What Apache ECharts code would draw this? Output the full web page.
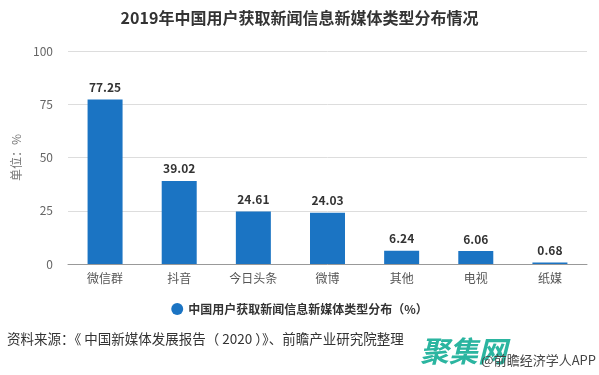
<!DOCTYPE html>
<html lang="zh">
<head>
<meta charset="UTF-8">
<title>2019年中国用户获取新闻信息新媒体类型分布情况</title>
<script src="https://cdn.jsdelivr.net/npm/echarts@6/dist/echarts.min.js"></script>
<style>
  html, body { margin: 0; padding: 0; background: #fff; }
  #chart { width: 599px; height: 375px; }
</style>
</head>
<body>
<div id="chart"></div>
<script>
    var categories = ['微信群', '抖音', '今日头条', '微博', '其他', '电视', '纸媒'];
    var shares = [77.25, 39.02, 24.61, 24.03, 6.24, 6.06, 0.68];
    var seriesName = '中国用户获取新闻信息新媒体类型分布（%）';

    var font = '"Noto Sans CJK SC", "Microsoft YaHei", sans-serif';
    var myChart = echarts.init(document.getElementById('chart'));

    var option = {
        animation: false,
        title: {
            text: '2019年中国用户获取新闻信息新媒体类型分布情况',
            left: 'center',
            top: 5,
            textStyle: { fontFamily: font, fontSize: 16, fontWeight: 'bold', color: '#333' }
        },
        legend: {
            data: [seriesName],
            bottom: 55,
            left: 'center',
            icon: 'circle',
            itemWidth: 12,
            itemHeight: 12,
            textStyle: { fontFamily: font, fontSize: 12, fontWeight: 'bold', color: '#333' }
        },
        grid: { left: 68, right: 12, top: 51, bottom: 111 },
        xAxis: {
            type: 'category',
            data: categories,
            axisTick: { alignWithLabel: true, length: 5, lineStyle: { color: '#999' } },
            axisLine: { lineStyle: { color: '#999' } },
            axisLabel: { fontFamily: font, fontSize: 12, color: '#555', margin: 8 }
        },
        yAxis: {
            type: 'value',
            min: 0, max: 100, interval: 25,
            name: '单位：%',
            nameLocation: 'middle',
            nameGap: 45,
            nameRotate: 90,
            nameTextStyle: { fontFamily: font, fontSize: 12, color: '#777' },
            axisLine: { show: false },
            axisTick: { show: false },
            axisLabel: { fontFamily: font, fontSize: 12, color: '#666', margin: 15 },
            splitLine: { lineStyle: { color: '#ddd' } }
        },
        series: [{
            name: seriesName,
            type: 'bar',
            data: shares,
            barWidth: 35,
            itemStyle: { color: '#1b74c3' },
            label: {
                show: true,
                position: 'top',
                distance: 6,
                formatter: function (p) { return p.value.toFixed(2); },
                fontFamily: font, fontSize: 12, fontWeight: 'bold', color: '#333'
            }
        }],
        graphic: [
            {
                type: 'text', left: 7, top: 332,
                style: { text: '资料来源：《 中国新媒体发展报告（ 2020 ）》、前瞻产业研究院整理', font: '13.5px ' + font, fill: '#333' }
            },
            {
                type: 'text', left: 420, top: 336,
                style: { text: '聚集网', font: 'italic bold 29px ' + font, fill: '#2bb5a0' }
            },
            {
                type: 'text', right: 3, top: 354,
                style: { text: '@前瞻经济学人APP', font: '13px ' + font, fill: '#444' }
            }
        ]
    };
    myChart.setOption(option);
</script>
</body>
</html>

■ **Your objective**
Leave out the pictures and print every line of the data exactly.

■ **Result of the exercise**
What Apache ECharts code would draw this? Output the full web page.
<!DOCTYPE html>
<html lang="zh">
<head>
<meta charset="UTF-8">
<title>2019年中国用户获取新闻信息新媒体类型分布情况</title>
<script src="https://cdn.jsdelivr.net/npm/echarts@6/dist/echarts.min.js"></script>
<style>
  html, body { margin: 0; padding: 0; background: #fff; }
  #chart { width: 599px; height: 375px; }
</style>
</head>
<body>
<div id="chart"></div>
<script>
    var categories = ['微信群', '抖音', '今日头条', '微博', '其他', '电视', '纸媒'];
    var shares = [77.25, 39.02, 24.61, 24.03, 6.24, 6.06, 0.68];
    var seriesName = '中国用户获取新闻信息新媒体类型分布（%）';

    var font = '"Noto Sans CJK SC", "Microsoft YaHei", sans-serif';
    var myChart = echarts.init(document.getElementById('chart'));

    var option = {
        animation: false,
        title: {
            text: '2019年中国用户获取新闻信息新媒体类型分布情况',
            left: 'center',
            top: 5,
            textStyle: { fontFamily: font, fontSize: 16, fontWeight: 'bold', color: '#333' }
        },
        legend: {
            data: [seriesName],
            bottom: 55,
            left: 'center',
            icon: 'circle',
            itemWidth: 12,
            itemHeight: 12,
            textStyle: { fontFamily: font, fontSize: 12, fontWeight: 'bold', color: '#333' }
        },
        grid: { left: 68, right: 12, top: 51, bottom: 111 },
        xAxis: {
            type: 'category',
            data: categories,
            axisTick: { alignWithLabel: true, length: 5, lineStyle: { color: '#999' } },
            axisLine: { lineStyle: { color: '#999' } },
            axisLabel: { fontFamily: font, fontSize: 12, color: '#555', margin: 8 }
        },
        yAxis: {
            type: 'value',
            min: 0, max: 100, interval: 25,
            name: '单位：%',
            nameLocation: 'middle',
            nameGap: 45,
            nameRotate: 90,
            nameTextStyle: { fontFamily: font, fontSize: 12, color: '#777' },
            axisLine: { show: false },
            axisTick: { show: false },
            axisLabel: { fontFamily: font, fontSize: 12, color: '#666', margin: 15 },
            splitLine: { lineStyle: { color: '#ddd' } }
        },
        series: [{
            name: seriesName,
            type: 'bar',
            data: shares,
            barWidth: 35,
            itemStyle: { color: '#1b74c3' },
            label: {
                show: true,
                position: 'top',
                distance: 6,
                formatter: function (p) { return p.value.toFixed(2); },
                fontFamily: font, fontSize: 12, fontWeight: 'bold', color: '#333'
            }
        }],
        graphic: [
            {
                type: 'text', left: 7, top: 332,
                style: { text: '资料来源：《 中国新媒体发展报告（ 2020 ）》、前瞻产业研究院整理', font: '13.5px ' + font, fill: '#333' }
            },
            {
                type: 'text', left: 420, top: 336,
                style: { text: '聚集网', font: 'italic bold 29px ' + font, fill: '#2bb5a0' }
            },
            {
                type: 'text', right: 3, top: 354,
                style: { text: '@前瞻经济学人APP', font: '13px ' + font, fill: '#444' }
            }
        ]
    };
    myChart.setOption(option);
</script>
</body>
</html>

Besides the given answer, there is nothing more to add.